What is expected: Write out the full listing exactly as given, minus the images.
-- start of Material --
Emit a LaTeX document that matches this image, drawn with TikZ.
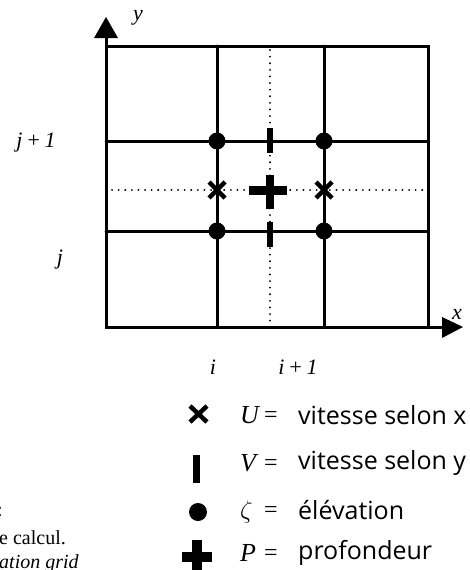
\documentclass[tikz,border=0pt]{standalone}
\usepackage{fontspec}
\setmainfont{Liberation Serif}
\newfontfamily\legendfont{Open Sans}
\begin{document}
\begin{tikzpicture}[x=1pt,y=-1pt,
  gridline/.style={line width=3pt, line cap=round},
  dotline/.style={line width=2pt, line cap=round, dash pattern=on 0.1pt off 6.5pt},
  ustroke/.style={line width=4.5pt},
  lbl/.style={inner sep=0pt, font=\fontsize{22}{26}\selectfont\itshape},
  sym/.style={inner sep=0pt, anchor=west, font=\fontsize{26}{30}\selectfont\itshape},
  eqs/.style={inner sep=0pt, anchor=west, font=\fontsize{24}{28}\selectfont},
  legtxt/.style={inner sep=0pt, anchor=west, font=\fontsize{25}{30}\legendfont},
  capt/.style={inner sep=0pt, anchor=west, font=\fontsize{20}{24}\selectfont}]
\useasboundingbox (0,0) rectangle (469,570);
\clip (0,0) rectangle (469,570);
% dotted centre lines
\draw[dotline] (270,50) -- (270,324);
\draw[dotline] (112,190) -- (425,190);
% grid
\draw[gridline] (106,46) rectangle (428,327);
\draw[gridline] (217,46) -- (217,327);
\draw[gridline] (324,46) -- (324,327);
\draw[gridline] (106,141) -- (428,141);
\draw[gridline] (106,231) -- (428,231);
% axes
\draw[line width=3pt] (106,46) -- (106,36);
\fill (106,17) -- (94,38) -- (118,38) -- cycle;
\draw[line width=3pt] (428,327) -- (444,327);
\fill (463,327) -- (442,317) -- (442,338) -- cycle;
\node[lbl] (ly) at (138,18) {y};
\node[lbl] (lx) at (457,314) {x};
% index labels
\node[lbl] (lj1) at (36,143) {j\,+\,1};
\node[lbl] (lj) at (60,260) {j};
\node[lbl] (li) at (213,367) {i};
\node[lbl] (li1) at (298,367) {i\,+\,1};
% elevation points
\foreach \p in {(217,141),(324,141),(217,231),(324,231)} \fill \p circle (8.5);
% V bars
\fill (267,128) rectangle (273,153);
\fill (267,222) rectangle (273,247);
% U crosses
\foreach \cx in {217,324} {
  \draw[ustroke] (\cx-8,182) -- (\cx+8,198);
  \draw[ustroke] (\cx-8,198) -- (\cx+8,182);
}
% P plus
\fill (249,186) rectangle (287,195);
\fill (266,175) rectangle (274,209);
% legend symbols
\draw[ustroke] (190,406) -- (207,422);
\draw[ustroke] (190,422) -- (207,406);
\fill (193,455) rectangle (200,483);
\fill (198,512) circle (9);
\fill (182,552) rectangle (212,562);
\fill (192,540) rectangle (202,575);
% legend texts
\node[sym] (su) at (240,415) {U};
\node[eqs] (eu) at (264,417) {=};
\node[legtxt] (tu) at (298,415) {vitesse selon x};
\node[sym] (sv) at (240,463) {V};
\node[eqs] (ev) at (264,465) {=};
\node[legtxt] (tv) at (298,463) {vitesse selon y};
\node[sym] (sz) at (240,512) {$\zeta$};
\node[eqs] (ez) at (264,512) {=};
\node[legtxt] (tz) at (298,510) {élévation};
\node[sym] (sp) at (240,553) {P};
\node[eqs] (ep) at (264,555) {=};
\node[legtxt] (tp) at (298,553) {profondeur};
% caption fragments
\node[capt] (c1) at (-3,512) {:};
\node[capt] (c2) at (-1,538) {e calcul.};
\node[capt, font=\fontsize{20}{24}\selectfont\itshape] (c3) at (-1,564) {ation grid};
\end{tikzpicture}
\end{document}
-- end of Material --
Expected answer:
Emit a LaTeX document that matches this image, drawn with TikZ.
\documentclass[tikz,border=0pt]{standalone}
\usepackage{fontspec}
\setmainfont{Liberation Serif}
\newfontfamily\legendfont{Open Sans}
\begin{document}
\begin{tikzpicture}[x=1pt,y=-1pt,
  gridline/.style={line width=3pt, line cap=round},
  dotline/.style={line width=2pt, line cap=round, dash pattern=on 0.1pt off 6.5pt},
  ustroke/.style={line width=4.5pt},
  lbl/.style={inner sep=0pt, font=\fontsize{22}{26}\selectfont\itshape},
  sym/.style={inner sep=0pt, anchor=west, font=\fontsize{26}{30}\selectfont\itshape},
  eqs/.style={inner sep=0pt, anchor=west, font=\fontsize{24}{28}\selectfont},
  legtxt/.style={inner sep=0pt, anchor=west, font=\fontsize{25}{30}\legendfont},
  capt/.style={inner sep=0pt, anchor=west, font=\fontsize{20}{24}\selectfont}]
\useasboundingbox (0,0) rectangle (469,570);
\clip (0,0) rectangle (469,570);
% dotted centre lines
\draw[dotline] (270,50) -- (270,324);
\draw[dotline] (112,190) -- (425,190);
% grid
\draw[gridline] (106,46) rectangle (428,327);
\draw[gridline] (217,46) -- (217,327);
\draw[gridline] (324,46) -- (324,327);
\draw[gridline] (106,141) -- (428,141);
\draw[gridline] (106,231) -- (428,231);
% axes
\draw[line width=3pt] (106,46) -- (106,36);
\fill (106,17) -- (94,38) -- (118,38) -- cycle;
\draw[line width=3pt] (428,327) -- (444,327);
\fill (463,327) -- (442,317) -- (442,338) -- cycle;
\node[lbl] (ly) at (138,18) {y};
\node[lbl] (lx) at (457,314) {x};
% index labels
\node[lbl] (lj1) at (36,143) {j\,+\,1};
\node[lbl] (lj) at (60,260) {j};
\node[lbl] (li) at (213,367) {i};
\node[lbl] (li1) at (298,367) {i\,+\,1};
% elevation points
\foreach \p in {(217,141),(324,141),(217,231),(324,231)} \fill \p circle (8.5);
% V bars
\fill (267,128) rectangle (273,153);
\fill (267,222) rectangle (273,247);
% U crosses
\foreach \cx in {217,324} {
  \draw[ustroke] (\cx-8,182) -- (\cx+8,198);
  \draw[ustroke] (\cx-8,198) -- (\cx+8,182);
}
% P plus
\fill (249,186) rectangle (287,195);
\fill (266,175) rectangle (274,209);
% legend symbols
\draw[ustroke] (190,406) -- (207,422);
\draw[ustroke] (190,422) -- (207,406);
\fill (193,455) rectangle (200,483);
\fill (198,512) circle (9);
\fill (182,552) rectangle (212,562);
\fill (192,540) rectangle (202,575);
% legend texts
\node[sym] (su) at (240,415) {U};
\node[eqs] (eu) at (264,417) {=};
\node[legtxt] (tu) at (298,415) {vitesse selon x};
\node[sym] (sv) at (240,463) {V};
\node[eqs] (ev) at (264,465) {=};
\node[legtxt] (tv) at (298,463) {vitesse selon y};
\node[sym] (sz) at (240,512) {$\zeta$};
\node[eqs] (ez) at (264,512) {=};
\node[legtxt] (tz) at (298,510) {élévation};
\node[sym] (sp) at (240,553) {P};
\node[eqs] (ep) at (264,555) {=};
\node[legtxt] (tp) at (298,553) {profondeur};
% caption fragments
\node[capt] (c1) at (-3,512) {:};
\node[capt] (c2) at (-1,538) {e calcul.};
\node[capt, font=\fontsize{20}{24}\selectfont\itshape] (c3) at (-1,564) {ation grid};
\end{tikzpicture}
\end{document}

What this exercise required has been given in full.